Winters's shapes are anything but simple—they protrude and gather, forming tumescent lumps bound by invisible cords that reveal their backgrounds through rats' nests of negative space. These autonomous worlds contain no suns or artificial light, only the interior glow of bioluminescence or radiation. Are these abstractions, or illustrations of places not of this world? In a 1992 Bomb magazine interview, Winters recalled a "famous quote from Leonardo's notebook about seeing figures in the stains on a wall," adding, "There seems to be almost a biological need to invest images with those kinds of readings." But if we have a driving instinct to discern faces in clouds or the Virgin Mary's visage in a grilled-cheese sandwich, how can abstraction persevere?
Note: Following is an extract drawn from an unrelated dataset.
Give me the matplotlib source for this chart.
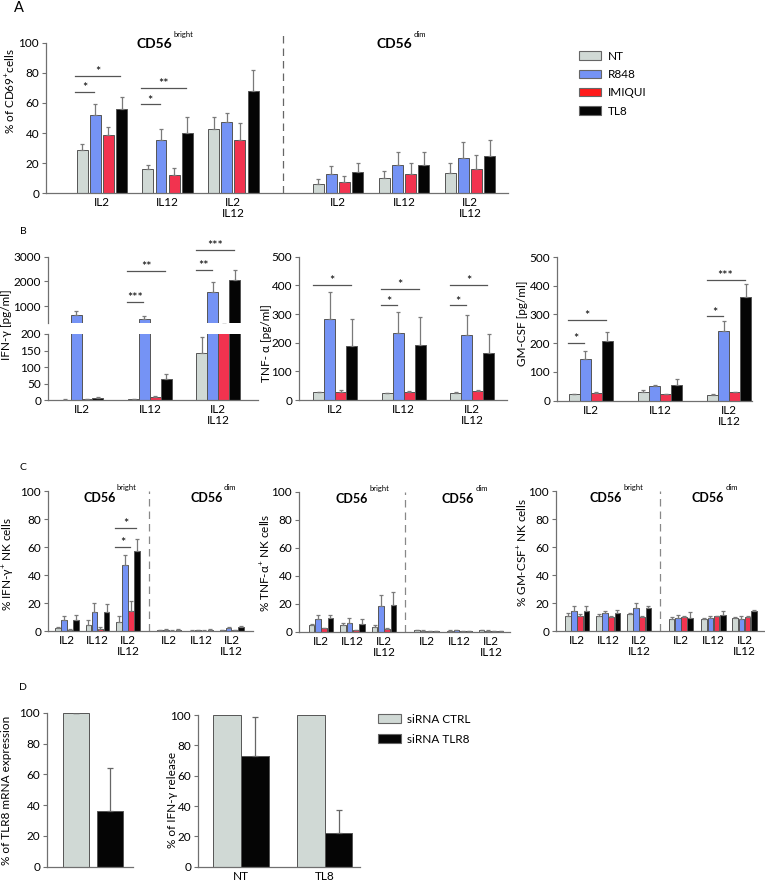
# NK cell activation by TLR7/8 agonists - multi panel bar figure

import numpy as np
import matplotlib
matplotlib.use("Agg")
import matplotlib.pyplot as plt
from matplotlib.patches import Patch

plt.rcParams['font.family'] = ['Lato', 'DejaVu Sans']
plt.rcParams['mathtext.fontset'] = 'custom'
plt.rcParams['mathtext.rm'] = 'Lato'
plt.rcParams['mathtext.bf'] = 'Lato:bold'
plt.rcParams['mathtext.it'] = 'Lato:italic'

# data
treatments = ['NT', 'R848', 'IMIQUI', 'TL8']
stim_labels = ['IL2', 'IL12', 'IL2\nIL12']

# A: % CD69+ (rows = treatments, cols = stimulus)
cd69_bright = [[28.8, 16.0, 42.7], [52.0, 35.4, 47.3], [38.5, 12.0, 35.4], [56.0, 40.0, 68.0]]
cd69_bright_err = [[4.2, 3.0, 7.7], [7.0, 7.6, 5.7], [5.5, 4.6, 11.6], [8.0, 10.4, 13.6]]
cd69_dim = [[6.2, 10.0, 13.3], [12.8, 18.8, 23.2], [7.5, 12.8, 16.4], [14.2, 18.8, 24.6]]
cd69_dim_err = [[3.3, 5.0, 6.7], [5.6, 8.4, 10.6], [4.2, 7.6, 8.8], [6.2, 8.9, 10.6]]

# B: cytokine release (pg/ml)
ifn_release = [[2, 3, 142], [630, 480, 1590], [4, 9, 280], [7, 65, 2070]]
ifn_release_err = [[0.5, 1, 48], [160, 110, 400], [1, 5, 0], [2, 15, 400]]
tnf_release = [[28, 24, 26], [282, 233, 227], [28, 27, 33], [188, 193, 165]]
tnf_release_err = [[1, 1, 2], [95, 74, 70], [6, 3, 3], [96, 95, 64]]
gm_release = [[22, 29, 20], [144, 50, 243], [25.6, 23, 29], [209, 55, 360]]
gm_release_err = [[2, 9, 2], [29, 3, 33], [3.4, 2, 2], [29, 22, 45]]

# C: % cytokine+ NK cells
ifn_pos_bright = [[2.0, 4.3, 6.4], [8.0, 13.8, 47.3], [0.7, 1.4, 14.3], [8.0, 13.6, 57.3]]
ifn_pos_bright_err = [[1.0, 3.7, 4.6], [2.7, 6.0, 7.1], [0.5, 1.6, 7.2], [3.5, 5.7, 8.7]]
ifn_pos_dim = [[0.5, 0.3, 0.5], [0.8, 0.6, 2.0], [0.3, 0.3, 0.7], [0.8, 0.8, 3.2]]
ifn_pos_dim_err = [[0.3, 0.3, 0.3], [0.4, 0.4, 0.6], [0.2, 0.2, 0.3], [0.8, 0.8, 0.7]]
tnf_pos_bright = [[4.5, 4.5, 3.6], [9.3, 6.0, 18.4], [2.4, 1.2, 1.9], [10.0, 5.5, 18.9]]
tnf_pos_bright_err = [[0.8, 1.5, 0.9], [2.7, 3.5, 7.6], [0.6, 0.3, 0.7], [2.0, 3.3, 9.5]]
tnf_pos_dim = [[1.2, 0.8, 0.9], [0.8, 0.9, 0.8], [0.5, 0.6, 0.6], [0.4, 0.6, 0.5]]
tnf_pos_dim_err = [[0.3, 0.3, 0.3], [0.3, 0.3, 0.3], [0.2, 0.2, 0.2], [0.2, 0.2, 0.2]]
gm_pos_bright = [[10.8, 10.8, 12.0], [14.5, 12.8, 16.4], [10.8, 9.9, 9.9], [14.2, 12.8, 16.4]]
gm_pos_bright_err = [[2.0, 1.5, 0.8], [3.1, 1.7, 3.6], [1.2, 0.5, 0.9], [3.8, 2.4, 1.6]]
gm_pos_dim = [[8.4, 8.4, 9.4], [9.2, 9.4, 8.4], [9.9, 10.4, 10.1], [9.6, 11.6, 14.2]]
gm_pos_dim_err = [[1.5, 1.2, 0.5], [2.1, 1.4, 2.0], [1.1, 0.6, 0.7], [3.7, 2.4, 0.5]]

# D: siRNA knock-down
sirna_labels = ['siRNA CTRL', 'siRNA TLR8']
tlr8_mrna = [100, 36]
tlr8_mrna_err = [0, 28]
release_groups = ['NT', 'TL8']
ifn_rel_ctrl = [100, 100]
ifn_rel_tlr8 = [73, 22]
ifn_rel_tlr8_err = [26, 15.4]

# significance marks: (group, bar from, bar to, y, text)
sig_a = [(0, 0, 1, 67, '*'), (0, 0, 3, 78, '*'), (1, 0, 1, 59, '*'), (1, 0, 3, 70, '**')]
sig_ifn = [(1, 0, 1, 1172, '***'), (1, 0, 3, 2440, '**'), (2, 0, 1, 2480, '**'), (2, 0, 3, 3280, '***')]
sig_tnf = [(0, 0, 3, 403, '*'), (1, 0, 1, 330, '*'), (1, 0, 3, 387, '*'), (2, 0, 1, 330, '*'), (2, 0, 3, 401, '*')]
sig_gm = [(0, 0, 1, 200, '*'), (0, 0, 3, 281, '*'), (2, 0, 1, 293, '*'), (2, 0, 3, 421, '***')]
sig_c = [(2, 0, 2, 60, '*'), (2, 0, 3, 73.5, '*')]

bar_colors = ['#D0D9D5', '#7593F5', '#F2334F', '#050505']
legend_colors = ['#D0D9D5', '#7593F5', '#FF1A1A', '#050505']
edge = '#555555'
spine_c = '#707070'
FS = 8.5

W, H = 765, 885
fig = plt.figure(figsize=(W / 100, H / 100), dpi=100)


def px_axes(x0, x1, ytop, ybot):
    ax = fig.add_axes([x0 / W, 1 - ybot / H, (x1 - x0) / W, (ybot - ytop) / H])
    for s in ['top', 'right']:
        ax.spines[s].set_visible(False)
    for s in ['left', 'bottom']:
        ax.spines[s].set_color(spine_c)
        ax.spines[s].set_linewidth(0.9)
    ax.tick_params(axis='y', length=3, width=0.8, color=spine_c, labelsize=FS, pad=2)
    ax.tick_params(axis='x', length=0, labelsize=FS, pad=3)
    return ax


def draw_bars(ax, centers, means, errs, width, step):
    centers = np.asarray(centers, dtype=float)
    for i in range(4):
        x = centers + (i - 1.5) * step
        m = np.asarray(means[i], dtype=float)
        e = np.asarray(errs[i], dtype=float)
        ax.bar(x, m, width, color=bar_colors[i], edgecolor=edge, linewidth=0.7, zorder=2)
        ax.errorbar(x, m, yerr=[np.zeros_like(e), e], fmt='none', ecolor='#7a7a7a',
                    elinewidth=0.9, capsize=1.6, capthick=0.9, zorder=3)


def draw_sig(ax, centers, step, marks):
    for g, i0, i1, y, txt in marks:
        x0 = centers[g] + (i0 - 1.5) * step - 0.55 * step
        x1 = centers[g] + (i1 - 1.5) * step - 0.1 * step
        ax.plot([x0, x1], [y, y], color='#555555', lw=0.9, clip_on=False)
        ax.annotate(txt, xy=((x0 + x1) / 2, y), xytext=(0, -1.5), textcoords='offset points',
                    ha='center', va='bottom', fontsize=9, annotation_clip=False)


def cd56_title(ax, x_right, y, sup, size, sup_rise):
    # bold CD56 with a small superscript to its right
    ax.text(x_right, y, 'CD56', ha='right', va='baseline', fontsize=size, fontweight='bold')
    ax.annotate(sup, xy=(x_right, y), xytext=(0.8, sup_rise), textcoords='offset points',
                ha='left', va='baseline', fontsize=5.5, annotation_clip=False)


def ylab(px, py, txt):
    fig.text(px / W, 1 - py / H, txt, rotation=90, ha='center', va='center', fontsize=FS)


# ---------------- A ----------------
axA = px_axes(46, 508, 42.7, 193.3)
a_bright = [0, 1, 2]
a_dim = [3.59, 4.6, 5.6]
draw_bars(axA, a_bright, cd69_bright, cd69_bright_err, 0.167, 0.2)
draw_bars(axA, a_dim, cd69_dim, cd69_dim_err, 0.167, 0.2)
draw_sig(axA, a_bright, 0.2, sig_a)
axA.plot([2.75, 2.75], [0, 105], ls=(0, (6, 4)), color='#666666', lw=0.9, clip_on=False)
axA.set_xlim(-0.85, 6.18)
axA.set_ylim(0, 100)
axA.set_yticks(range(0, 101, 20))
axA.set_xticks(a_bright + a_dim)
axA.set_xticklabels(stim_labels * 2, linespacing=1.0)
cd56_title(axA, 1.07, 96.5, 'bright', 10, 8)
cd56_title(axA, 4.73, 96.5, 'dim', 10, 8)
ylab(10, 91, r'% of CD69$^{+}$cells')
fig.legend([Patch(facecolor=c, edgecolor='#666666', linewidth=0.8) for c in legend_colors],
           treatments, loc='upper left', bbox_to_anchor=(568 / W, 1 - 40 / H), frameon=False,
           fontsize=FS, handlelength=1.9, handleheight=0.75, labelspacing=0.62, handletextpad=0.6)
fig.text(19 / W, 1 - 8 / H, 'A', fontsize=10.5, ha='center', va='center')

# ---------------- B ----------------
b_pos = [0, 1, 2]
axB1 = px_axes(48, 258, 334, 400.3)
axB1u = px_axes(48, 258, 256.7, 322.7)
for ax in (axB1, axB1u):
    draw_bars(ax, b_pos, ifn_release, ifn_release_err, 0.16, 0.16)
    ax.set_xlim(-0.49, 2.58)
axB1.set_ylim(0, 200)
axB1.set_yticks(range(0, 201, 50))
axB1.set_xticks(b_pos)
axB1.set_xticklabels(stim_labels, linespacing=1.0)
axB1u.set_ylim(330, 3000)
axB1u.set_yticks([1000, 2000, 3000])
axB1u.spines['bottom'].set_visible(False)
axB1u.set_xticks([])
draw_sig(axB1u, b_pos, 0.16, sig_ifn)
ylab(7, 325, 'IFN-γ [pg/ml]')

axB2 = px_axes(299, 507, 256.7, 400)
draw_bars(axB2, b_pos, tnf_release, tnf_release_err, 0.16, 0.16)
draw_sig(axB2, b_pos, 0.16, sig_tnf)
axB2.set_xlim(-0.53, 2.51)
axB2.set_ylim(0, 500)
axB2.set_yticks(range(0, 501, 100))
axB2.set_xticks(b_pos)
axB2.set_xticklabels(stim_labels, linespacing=1.0)
ylab(267, 343, 'TNF- α [pg/ml]')

axB3 = px_axes(557, 752, 257, 400.7)
draw_bars(axB3, b_pos, gm_release, gm_release_err, 0.16, 0.16)
draw_sig(axB3, b_pos, 0.16, sig_gm)
axB3.set_xlim(-0.49, 2.33)
axB3.set_ylim(0, 500)
axB3.set_yticks(range(0, 501, 100))
axB3.set_xticks(b_pos)
axB3.set_xticklabels(stim_labels, linespacing=1.0)
ylab(522, 323, 'GM-CSF [pg/ml]')
fig.text(23 / W, 1 - 232 / H, 'B', fontsize=7.5, ha='center', va='center')

# ---------------- C ----------------
c_bright = [0, 1, 2]
c_dim = [3.35, 4.4, 5.4]
c_panels = [
    ((48, 253, 491.3, 631), (-0.62, 6.1), ifn_pos_bright, ifn_pos_bright_err, ifn_pos_dim,
     ifn_pos_dim_err, (8, 564), r'% IFN-γ$^{+}$ NK cells', (1.6, 5.11)),
    ((299, 510, 492, 631.7), (-0.7, 6.0), tnf_pos_bright, tnf_pos_bright_err, tnf_pos_dim,
     tnf_pos_dim_err, (265, 563), r'% TNF-α$^{+}$ NK cells', (1.49, 4.86)),
    ((556, 765, 491, 631), (-0.68, 6.06), gm_pos_bright, gm_pos_bright_err, gm_pos_dim,
     gm_pos_dim_err, (522, 552), r'% GM-CSF$^{+}$ NK cells', (1.45, 4.74)),
]
for k, (box, xl, mb, eb, md, ed, lp, lab, tx) in enumerate(c_panels):
    ax = px_axes(*box)
    draw_bars(ax, c_bright, mb, eb, 0.18, 0.2)
    draw_bars(ax, c_dim, md, ed, 0.18, 0.2)
    ax.axvline(2.68, ls=(0, (6, 4)), color='#888888', lw=0.9)
    ax.set_xlim(*xl)
    ax.set_ylim(0, 100)
    ax.set_yticks(range(0, 101, 20))
    ax.set_xticks(c_bright + c_dim)
    ax.set_xticklabels(stim_labels * 2, linespacing=1.0)
    cd56_title(ax, tx[0], 92.4, 'bright', 9, 8.5)
    cd56_title(ax, tx[1], 92.4, 'dim', 9, 8.5)
    ylab(lp[0], lp[1], lab)
    if k == 0:
        draw_sig(ax, c_bright, 0.2, sig_c)
fig.text(23 / W, 1 - 467 / H, 'C', fontsize=7.5, ha='center', va='center')

# ---------------- D ----------------
axD1 = px_axes(47, 133, 712.7, 866.7)
axD1.bar([0, 1], tlr8_mrna, 0.76, color=[bar_colors[0], bar_colors[3]], edgecolor=edge, linewidth=0.7)
axD1.errorbar([0, 1], tlr8_mrna, yerr=[[0, 0], tlr8_mrna_err], fmt='none', ecolor='#666666',
              elinewidth=0.9, capsize=2, capthick=0.9)
axD1.set_xlim(-0.85, 1.68)
axD1.set_ylim(0, 100)
axD1.set_yticks(range(0, 101, 20))
axD1.set_xticks([])
ylab(7, 790, '% of TLR8 mRNA expression')

axD2 = px_axes(198, 360, 715, 866.7)
d_pos = np.arange(len(release_groups))
axD2.bar(d_pos - 0.165, ifn_rel_ctrl, 0.33, color=bar_colors[0], edgecolor=edge, linewidth=0.7)
axD2.bar(d_pos + 0.165, ifn_rel_tlr8, 0.33, color=bar_colors[3], edgecolor=edge, linewidth=0.7)
axD2.errorbar(d_pos + 0.165, ifn_rel_tlr8, yerr=[[0, 0], ifn_rel_tlr8_err], fmt='none',
              ecolor='#666666', elinewidth=0.9, capsize=2, capthick=0.9)
axD2.set_xlim(-0.51, 1.42)
axD2.set_ylim(0, 100)
axD2.set_yticks(range(0, 101, 20))
axD2.set_xticks(d_pos)
axD2.set_xticklabels(release_groups)
ylab(172, 800, '% of IFN-γ release')
fig.legend([Patch(facecolor=c, edgecolor='#666666', linewidth=0.8) for c in [bar_colors[0], bar_colors[3]]],
           sirna_labels, loc='upper left', bbox_to_anchor=(367 / W, 1 - 703 / H), frameon=False,
           fontsize=FS, handlelength=2.0, handleheight=0.85, labelspacing=0.78, handletextpad=0.5)
fig.text(23 / W, 1 - 687 / H, 'D', fontsize=7.5, ha='center', va='center')

fig.savefig('out.png', dpi=100)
That has been Winters's quest for nearly three decades. While his early observations led to paintings as pungent as the deadfall of leaves, roots, and worms in a dark forest, the later work seems an acknowledgment that the material world of our senses is being transcended—not by the philosophies or religions of yore but by cutting-edge science and computers. Paintings in one of his mid-'90s series were as flat as CAT scans, yet the curved, cratered contours were volatile, even sensuous; colors became hybrids of nature and technology, like radioactive dyes injected into the bloodstream to throw disease into high relief. In the new Knotted Graphs paintings, Winters deploys strata of often-transparent pigments that bleed into one another, a crazy quilt that at first looks disparate and random until the ragged grids and cascades of bulbous shapes slowly, even laboriously, coalesce into beautiful bloom, an organic cyberspace.
The artist's smarts extend to finding poetry in the technical terms he often employs for titles, such as the 1985 drawing Fate Map, which he defined as "a diagram used in embryology to describe the future of a form," explaining, "I like the idea of projecting a future, graphically." If the future is a place where our progeny will laugh at our present-day superstitions, cruelty, and ignorance, they won't be able to dismiss Winters. Devoid of classicism, he is making our age's classical art.